Hybrid journals have been argued to offer higher quality publications than fully-OA journals by some measures, and this study suggests they are a more effective means of driving future research (at least as measured by citations), this despite efforts to de-fund the use of hybrid journals or penalize authors for choosing this path. Bronze performance is not surprising, in that many journals make highlighted articles freely available, freeing up access to carefully selected papers for marketing purposes. Again, since both of these categories include Green OA papers found in repositories, the causation behind their citation performance remains unknowable.

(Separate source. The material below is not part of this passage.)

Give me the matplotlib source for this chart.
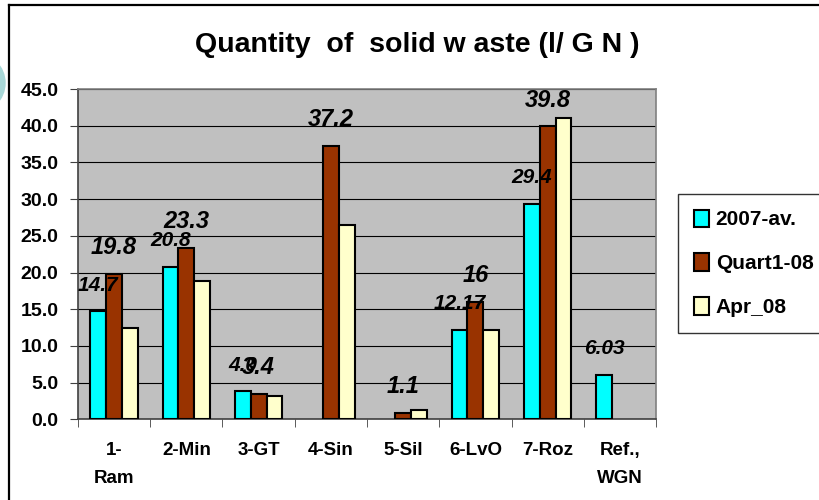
import matplotlib
matplotlib.use("Agg")
import matplotlib.pyplot as plt
import numpy as np
from matplotlib.patches import Ellipse
from matplotlib.lines import Line2D

# data
kategoriler = ["1-\nRam", "2-Min", "3-GT", "4-Sin", "5-Sil", "6-LvO", "7-Roz", "Ref.,\nWGN"]
seriler = ["2007-av.", "Quart1-08", "Apr_08"]
av_2007 = [14.7, 20.8, 3.8, np.nan, np.nan, 12.17, 29.4, 6.03]
quart1_08 = [19.8, 23.3, 3.5, 37.2, 0.9, 16.0, 39.9, np.nan]
apr_08 = [12.4, 18.8, 3.2, 26.5, 1.3, 12.2, 41.1, np.nan]
# value labels as printed in the chart (only first two series are labelled)
av_2007_etiket = ["14.7", "20.8", "4.0", None, None, "12.17", "29.4", "6.03"]
quart1_08_etiket = ["19.8", "23.3", "3.4", "37.2", "1.1", "16", "39.8", None]

renkler = ["#00FFFF", "#993300", "#FFFFCC"]

plt.rcParams['font.family'] = ['Liberation Sans', 'DejaVu Sans']

fig = plt.figure(figsize=(8.19, 5.0), dpi=100)
ax = fig.add_axes([0.0952, 0.1614, 0.7058, 0.6606])
ax.set_facecolor("#C0C0C0")

x = np.arange(len(kategoriler))
w = 0.22
degerler = [av_2007, quart1_08, apr_08]
barlar = []
for i, (seri, renk) in enumerate(zip(degerler, renkler)):
    b = ax.bar(x + (i - 1) * w, seri, width=w, color=renk, edgecolor="black",
               linewidth=1.5, label=seriler[i], zorder=3)
    barlar.append(b)

# data labels, floating above the bars
for seri_i, (etiketler, boyut) in enumerate([(av_2007_etiket, 15), (quart1_08_etiket, 17)]):
    for j, et in enumerate(etiketler):
        if et is None:
            continue
        ax.annotate(et, xy=(x[j] + (seri_i - 1) * w, degerler[seri_i][j]),
                    xytext=(0, 19), textcoords="offset points",
                    ha="center", va="center", fontsize=boyut,
                    fontweight="bold", fontstyle="italic",
                    family=['Liberation Sans Narrow', 'Liberation Sans'], zorder=5)

ax.set_xlim(-0.5, len(kategoriler) - 0.5)
ax.set_ylim(0, 45)
ax.set_yticks(np.arange(0, 46, 5))
ax.set_yticklabels([f"{v:.1f}" for v in np.arange(0, 46, 5)], fontsize=14, fontweight="bold")
ax.yaxis.grid(True, color="black", linewidth=0.8)
ax.set_axisbelow(True)

ax.set_xticks(x)
ax.set_xticklabels(kategoriler, fontsize=13.5, fontweight="bold", linespacing=1.85, va="top")
ax.set_xticks(np.arange(-0.5, len(kategoriler)), minor=True)
ax.tick_params(axis="x", which="major", length=0, pad=16)
ax.tick_params(axis="x", which="minor", length=6, direction="out", color="#404040")
ax.tick_params(axis="y", length=6, direction="out", color="#404040", pad=8)

for s in ["top", "right"]:
    ax.spines[s].set_color("#808080")
    ax.spines[s].set_linewidth(1.2)
for s in ["left", "bottom"]:
    ax.spines[s].set_color("#404040")
    ax.spines[s].set_linewidth(1.2)

fig.text(0.509, 0.91, "Quantity  of  solid w aste (l/ G N )", ha="center", va="center",
         fontsize=20.5, fontweight="bold")

leg = fig.legend(handles=barlar, labels=seriler, loc="upper left",
                 bbox_to_anchor=(0.828, 0.612), frameon=True, fancybox=False,
                 prop={"weight": "bold", "size": 15}, handlelength=0.75,
                 handleheight=0.9, handletextpad=0.3, labelspacing=1.15,
                 borderpad=0.75, borderaxespad=0)
leg.get_frame().set_edgecolor("black")
leg.get_frame().set_linewidth(1.0)

# outer frame of the slide and the teal decoration at left
fig.add_artist(Line2D([9 / 819, 9 / 819], [0, 1 - 4.5 / 500], transform=fig.transFigure,
                      color="black", linewidth=1.6))
fig.add_artist(Line2D([9 / 819, 1], [1 - 4.5 / 500, 1 - 4.5 / 500], transform=fig.transFigure,
                      color="black", linewidth=1.6))
fig.add_artist(Ellipse((-25 / 819, 1 - 83 / 500), 60 / 819, 60 / 500,
                       transform=fig.transFigure, color="#A8D8D8", zorder=0))

fig.savefig("out.png", dpi=100)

But what to make of Gold OA coming in last, even behind articles that remain accessible only to subscribers? Clearly the notion that one can simply buy citations by paying an OA fee can now be dismissed as untrue. The authors suggest that the Gold category is becoming watered down by low quality publications:
Interestingly, Gold articles are actually cited less , likely due to an increase in the number of smaller, less prestigious OA journals (Archambault et al., 2013), as well as continued growth of so-called ‘mega journals’ such as PLOS ONE (PLOS, n.d.).
So while I’m hesitant to put much weight behind the paper’s conclusions, there are a few data points noted that warrant further investigation. There’s too much goalpost shifting that’s gone on in this paper, whether due to experimental convenience or desire to reach certain conclusions to solidly rely on what’s being offered here.
But if these data points hold up, particularly the state of voluntary efforts by publishers to broaden access to the literature, it may be time for a new narrative to emerge, one that talks about the collective efforts of all parties rather than pointing fingers at enemies or villains.